• _PROBLEM TO SOLVE_
Your output is the lines from the first one to the one containing "ax = fig.add_axes([119", repeated exactly, with images left out.

• _DATASET RECORDS_
= = = =

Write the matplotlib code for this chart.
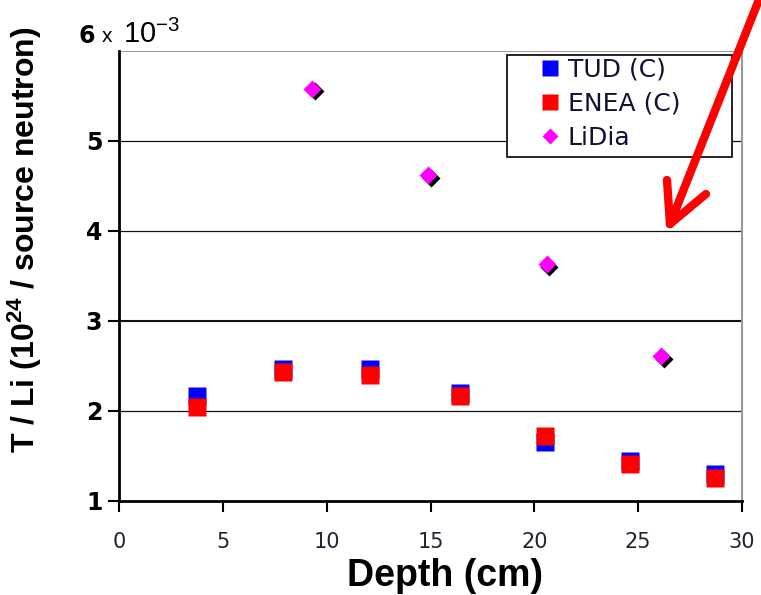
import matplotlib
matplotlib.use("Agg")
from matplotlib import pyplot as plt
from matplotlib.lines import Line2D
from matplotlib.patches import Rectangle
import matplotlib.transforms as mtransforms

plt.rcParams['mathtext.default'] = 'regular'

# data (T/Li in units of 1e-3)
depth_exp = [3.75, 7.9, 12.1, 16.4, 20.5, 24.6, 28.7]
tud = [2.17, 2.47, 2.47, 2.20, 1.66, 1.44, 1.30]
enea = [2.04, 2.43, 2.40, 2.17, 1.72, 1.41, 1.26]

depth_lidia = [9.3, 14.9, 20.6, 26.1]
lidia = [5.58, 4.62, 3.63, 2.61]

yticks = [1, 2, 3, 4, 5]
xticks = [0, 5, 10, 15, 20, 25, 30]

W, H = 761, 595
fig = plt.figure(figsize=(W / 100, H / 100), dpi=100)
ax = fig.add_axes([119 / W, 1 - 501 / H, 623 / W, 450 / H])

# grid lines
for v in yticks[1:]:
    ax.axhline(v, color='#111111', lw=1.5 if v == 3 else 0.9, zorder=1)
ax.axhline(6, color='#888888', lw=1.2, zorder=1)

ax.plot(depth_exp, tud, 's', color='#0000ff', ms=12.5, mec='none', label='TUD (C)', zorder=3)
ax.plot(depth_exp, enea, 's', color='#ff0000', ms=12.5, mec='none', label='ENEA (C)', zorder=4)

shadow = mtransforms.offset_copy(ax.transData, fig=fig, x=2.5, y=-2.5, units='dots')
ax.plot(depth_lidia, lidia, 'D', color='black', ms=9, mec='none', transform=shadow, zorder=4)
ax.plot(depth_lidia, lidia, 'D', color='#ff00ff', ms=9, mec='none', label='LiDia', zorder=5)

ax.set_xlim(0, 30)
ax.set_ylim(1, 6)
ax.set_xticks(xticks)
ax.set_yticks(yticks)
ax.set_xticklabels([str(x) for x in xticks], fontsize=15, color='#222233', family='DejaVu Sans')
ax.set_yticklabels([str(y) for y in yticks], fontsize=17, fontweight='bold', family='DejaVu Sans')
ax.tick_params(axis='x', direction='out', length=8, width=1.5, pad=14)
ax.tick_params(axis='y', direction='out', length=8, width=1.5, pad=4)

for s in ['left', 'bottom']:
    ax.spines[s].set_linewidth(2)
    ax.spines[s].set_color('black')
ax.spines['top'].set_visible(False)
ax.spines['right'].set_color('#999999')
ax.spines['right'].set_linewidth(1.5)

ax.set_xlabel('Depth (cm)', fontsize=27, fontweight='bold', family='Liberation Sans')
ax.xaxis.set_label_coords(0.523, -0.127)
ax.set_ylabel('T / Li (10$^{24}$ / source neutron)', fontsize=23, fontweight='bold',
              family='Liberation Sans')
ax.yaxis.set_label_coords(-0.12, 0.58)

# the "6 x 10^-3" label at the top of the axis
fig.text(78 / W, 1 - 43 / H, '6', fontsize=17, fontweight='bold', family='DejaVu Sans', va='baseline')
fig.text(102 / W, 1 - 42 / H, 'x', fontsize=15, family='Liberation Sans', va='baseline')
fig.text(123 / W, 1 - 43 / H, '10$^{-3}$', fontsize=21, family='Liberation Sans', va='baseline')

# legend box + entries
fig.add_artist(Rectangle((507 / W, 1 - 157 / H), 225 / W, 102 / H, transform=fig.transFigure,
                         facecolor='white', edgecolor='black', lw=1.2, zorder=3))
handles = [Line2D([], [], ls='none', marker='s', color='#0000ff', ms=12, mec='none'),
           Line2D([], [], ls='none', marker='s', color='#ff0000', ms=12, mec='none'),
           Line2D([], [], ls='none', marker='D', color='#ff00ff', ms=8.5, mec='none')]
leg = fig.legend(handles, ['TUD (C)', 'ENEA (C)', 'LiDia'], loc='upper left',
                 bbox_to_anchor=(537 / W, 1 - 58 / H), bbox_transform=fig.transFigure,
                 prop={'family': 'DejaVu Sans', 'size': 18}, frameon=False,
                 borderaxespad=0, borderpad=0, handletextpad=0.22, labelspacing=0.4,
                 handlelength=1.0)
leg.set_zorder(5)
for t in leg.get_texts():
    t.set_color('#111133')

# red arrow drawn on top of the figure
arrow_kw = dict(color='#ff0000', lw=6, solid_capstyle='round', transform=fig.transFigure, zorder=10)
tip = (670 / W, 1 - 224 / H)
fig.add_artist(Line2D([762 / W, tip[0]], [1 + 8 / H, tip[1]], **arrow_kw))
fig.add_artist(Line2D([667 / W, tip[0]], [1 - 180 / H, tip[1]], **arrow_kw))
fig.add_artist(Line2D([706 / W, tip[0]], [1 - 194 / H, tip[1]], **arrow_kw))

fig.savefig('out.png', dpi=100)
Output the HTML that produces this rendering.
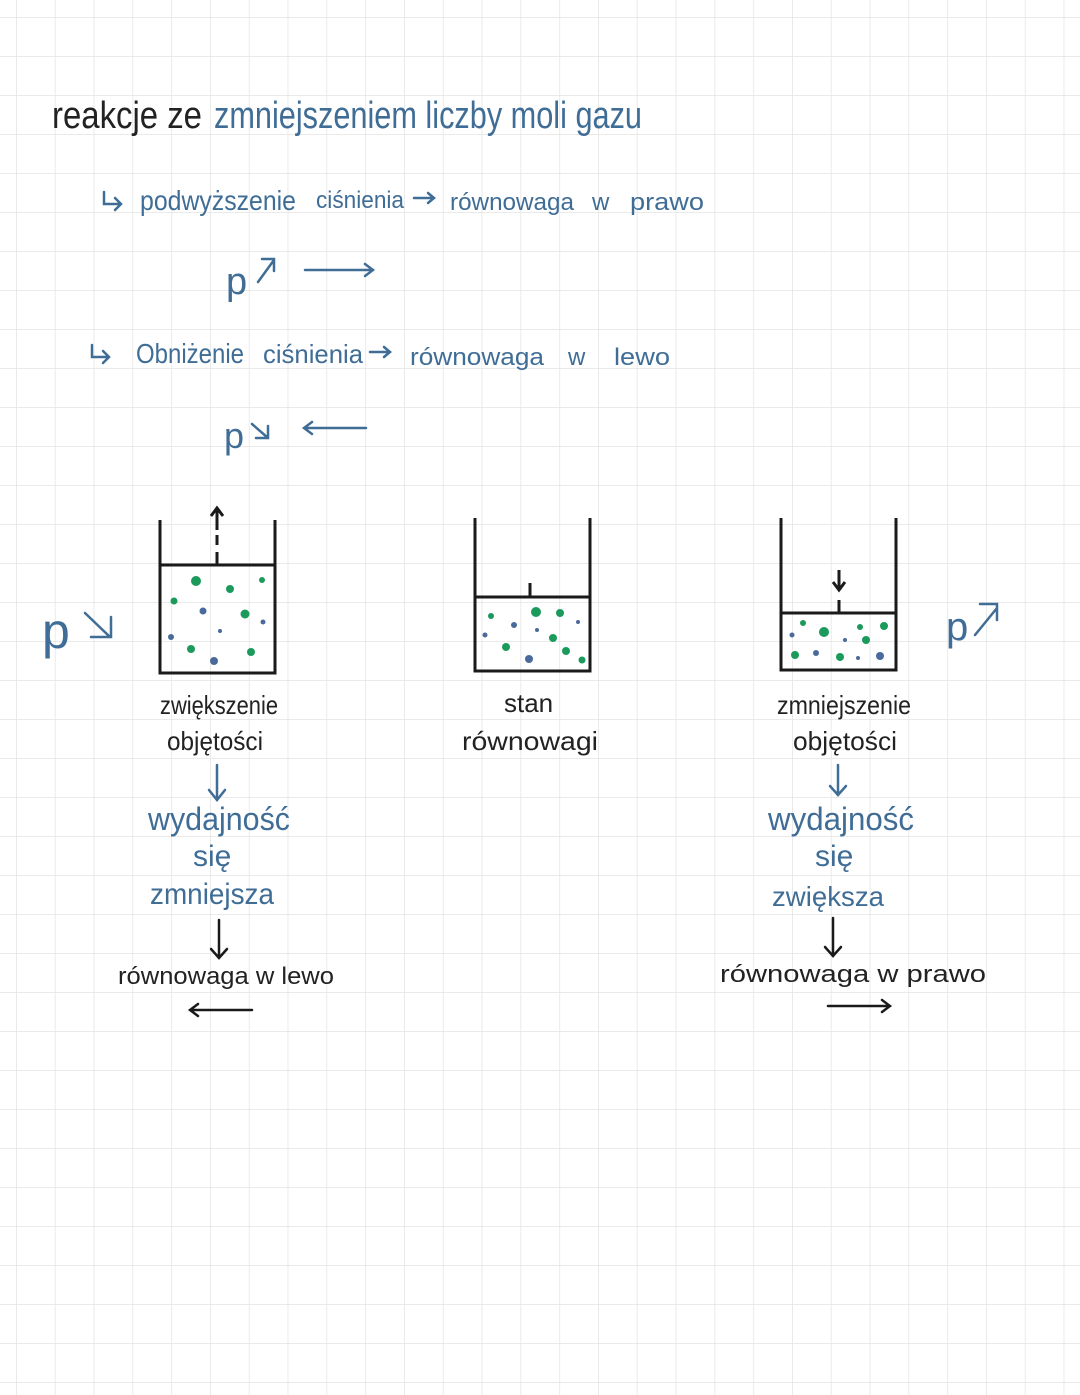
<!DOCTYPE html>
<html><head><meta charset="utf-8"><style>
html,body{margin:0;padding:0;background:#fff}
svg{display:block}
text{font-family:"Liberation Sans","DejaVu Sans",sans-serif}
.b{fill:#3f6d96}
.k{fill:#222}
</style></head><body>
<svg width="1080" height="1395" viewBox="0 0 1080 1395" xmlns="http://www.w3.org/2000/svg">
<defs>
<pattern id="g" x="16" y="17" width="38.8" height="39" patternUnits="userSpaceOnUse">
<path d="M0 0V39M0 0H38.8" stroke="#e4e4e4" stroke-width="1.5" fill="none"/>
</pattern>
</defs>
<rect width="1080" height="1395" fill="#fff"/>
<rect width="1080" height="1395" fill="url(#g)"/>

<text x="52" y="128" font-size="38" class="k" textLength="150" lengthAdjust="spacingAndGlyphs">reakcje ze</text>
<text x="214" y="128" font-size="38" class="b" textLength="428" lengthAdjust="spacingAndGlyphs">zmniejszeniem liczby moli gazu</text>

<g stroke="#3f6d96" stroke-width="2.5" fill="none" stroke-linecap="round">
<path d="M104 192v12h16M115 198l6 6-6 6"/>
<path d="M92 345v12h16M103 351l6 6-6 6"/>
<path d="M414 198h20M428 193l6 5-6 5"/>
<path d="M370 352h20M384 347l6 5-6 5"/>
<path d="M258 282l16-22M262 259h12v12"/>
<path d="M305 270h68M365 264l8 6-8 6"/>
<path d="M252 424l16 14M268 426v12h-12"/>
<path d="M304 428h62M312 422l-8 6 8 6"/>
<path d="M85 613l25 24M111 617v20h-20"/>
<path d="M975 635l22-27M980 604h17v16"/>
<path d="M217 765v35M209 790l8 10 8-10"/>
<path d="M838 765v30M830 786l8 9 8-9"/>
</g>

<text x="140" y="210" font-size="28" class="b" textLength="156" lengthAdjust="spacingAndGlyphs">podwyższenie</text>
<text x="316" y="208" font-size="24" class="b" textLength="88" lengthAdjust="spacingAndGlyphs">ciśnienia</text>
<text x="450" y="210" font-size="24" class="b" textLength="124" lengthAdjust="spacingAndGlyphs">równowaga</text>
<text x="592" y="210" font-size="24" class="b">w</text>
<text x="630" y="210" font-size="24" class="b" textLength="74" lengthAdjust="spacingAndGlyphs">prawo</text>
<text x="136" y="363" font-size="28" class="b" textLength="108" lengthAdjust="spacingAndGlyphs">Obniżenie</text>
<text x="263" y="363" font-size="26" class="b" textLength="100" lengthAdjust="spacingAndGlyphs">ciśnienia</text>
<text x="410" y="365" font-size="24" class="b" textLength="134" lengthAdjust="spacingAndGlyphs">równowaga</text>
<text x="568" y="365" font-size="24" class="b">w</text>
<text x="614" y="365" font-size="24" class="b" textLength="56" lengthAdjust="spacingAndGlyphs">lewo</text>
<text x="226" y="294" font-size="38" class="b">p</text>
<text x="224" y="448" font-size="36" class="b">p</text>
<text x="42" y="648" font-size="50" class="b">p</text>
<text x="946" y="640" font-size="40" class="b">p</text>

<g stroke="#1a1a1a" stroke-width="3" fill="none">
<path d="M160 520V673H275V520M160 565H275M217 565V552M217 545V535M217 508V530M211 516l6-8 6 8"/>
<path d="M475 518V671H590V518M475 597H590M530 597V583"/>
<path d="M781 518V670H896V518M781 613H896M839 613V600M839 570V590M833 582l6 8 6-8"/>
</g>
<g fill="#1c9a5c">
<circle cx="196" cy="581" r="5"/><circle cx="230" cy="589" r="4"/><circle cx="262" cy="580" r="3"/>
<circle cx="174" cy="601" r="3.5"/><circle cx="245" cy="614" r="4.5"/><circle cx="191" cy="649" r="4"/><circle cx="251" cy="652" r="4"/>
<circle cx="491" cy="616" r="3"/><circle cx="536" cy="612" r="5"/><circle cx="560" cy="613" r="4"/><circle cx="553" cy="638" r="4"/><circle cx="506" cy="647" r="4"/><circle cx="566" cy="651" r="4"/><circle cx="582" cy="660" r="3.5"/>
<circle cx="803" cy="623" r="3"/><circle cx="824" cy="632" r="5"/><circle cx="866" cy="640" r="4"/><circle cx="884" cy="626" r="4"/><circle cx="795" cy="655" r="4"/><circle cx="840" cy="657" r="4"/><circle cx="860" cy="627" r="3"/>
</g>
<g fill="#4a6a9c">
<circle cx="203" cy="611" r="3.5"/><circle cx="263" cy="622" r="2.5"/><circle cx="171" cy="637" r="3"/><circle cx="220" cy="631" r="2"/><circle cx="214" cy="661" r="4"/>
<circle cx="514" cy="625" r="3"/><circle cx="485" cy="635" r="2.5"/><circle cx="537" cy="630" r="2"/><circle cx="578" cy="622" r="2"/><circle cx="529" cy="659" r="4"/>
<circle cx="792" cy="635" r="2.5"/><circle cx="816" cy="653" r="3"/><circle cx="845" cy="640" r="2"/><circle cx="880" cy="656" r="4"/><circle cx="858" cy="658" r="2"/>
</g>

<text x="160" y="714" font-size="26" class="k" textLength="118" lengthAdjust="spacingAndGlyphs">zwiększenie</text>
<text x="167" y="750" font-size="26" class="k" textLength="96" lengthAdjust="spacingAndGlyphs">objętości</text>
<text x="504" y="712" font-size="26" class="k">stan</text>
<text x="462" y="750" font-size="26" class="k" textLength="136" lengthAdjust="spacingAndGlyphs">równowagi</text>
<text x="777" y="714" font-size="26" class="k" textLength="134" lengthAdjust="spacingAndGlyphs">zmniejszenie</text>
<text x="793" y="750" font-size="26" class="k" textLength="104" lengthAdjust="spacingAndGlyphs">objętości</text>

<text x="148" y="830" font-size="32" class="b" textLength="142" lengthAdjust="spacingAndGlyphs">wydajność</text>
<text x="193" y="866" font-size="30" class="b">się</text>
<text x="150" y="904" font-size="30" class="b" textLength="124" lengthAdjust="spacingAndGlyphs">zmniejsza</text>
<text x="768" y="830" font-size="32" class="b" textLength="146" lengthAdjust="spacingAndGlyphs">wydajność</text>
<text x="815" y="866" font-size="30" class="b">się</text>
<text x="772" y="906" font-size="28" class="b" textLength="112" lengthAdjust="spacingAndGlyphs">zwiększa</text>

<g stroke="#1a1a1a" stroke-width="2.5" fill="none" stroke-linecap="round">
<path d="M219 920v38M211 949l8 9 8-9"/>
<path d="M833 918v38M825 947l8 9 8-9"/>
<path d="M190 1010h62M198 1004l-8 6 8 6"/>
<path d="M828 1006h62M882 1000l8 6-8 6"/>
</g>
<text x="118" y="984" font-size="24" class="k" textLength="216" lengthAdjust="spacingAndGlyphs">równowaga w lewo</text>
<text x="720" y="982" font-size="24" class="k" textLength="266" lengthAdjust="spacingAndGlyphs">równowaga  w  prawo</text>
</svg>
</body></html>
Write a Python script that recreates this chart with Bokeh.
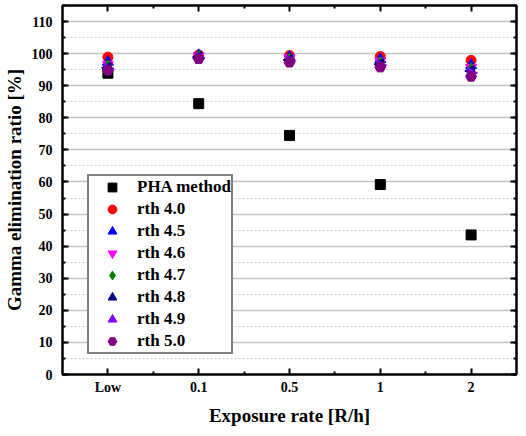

= = = =

• _RESULT_
Write the matplotlib code for this chart.
import matplotlib
matplotlib.use("Agg")
from matplotlib import pyplot as plt
from matplotlib.lines import Line2D
from matplotlib.patches import Rectangle
import matplotlib.transforms as mtransforms

plt.rcParams['mathtext.default'] = 'regular'

# data (T/Li in units of 1e-3)
depth_exp = [3.75, 7.9, 12.1, 16.4, 20.5, 24.6, 28.7]
tud = [2.17, 2.47, 2.47, 2.20, 1.66, 1.44, 1.30]
enea = [2.04, 2.43, 2.40, 2.17, 1.72, 1.41, 1.26]

depth_lidia = [9.3, 14.9, 20.6, 26.1]
lidia = [5.58, 4.62, 3.63, 2.61]

yticks = [1, 2, 3, 4, 5]
xticks = [0, 5, 10, 15, 20, 25, 30]

W, H = 761, 595
fig = plt.figure(figsize=(W / 100, H / 100), dpi=100)
ax = fig.add_axes([119 / W, 1 - 501 / H, 623 / W, 450 / H])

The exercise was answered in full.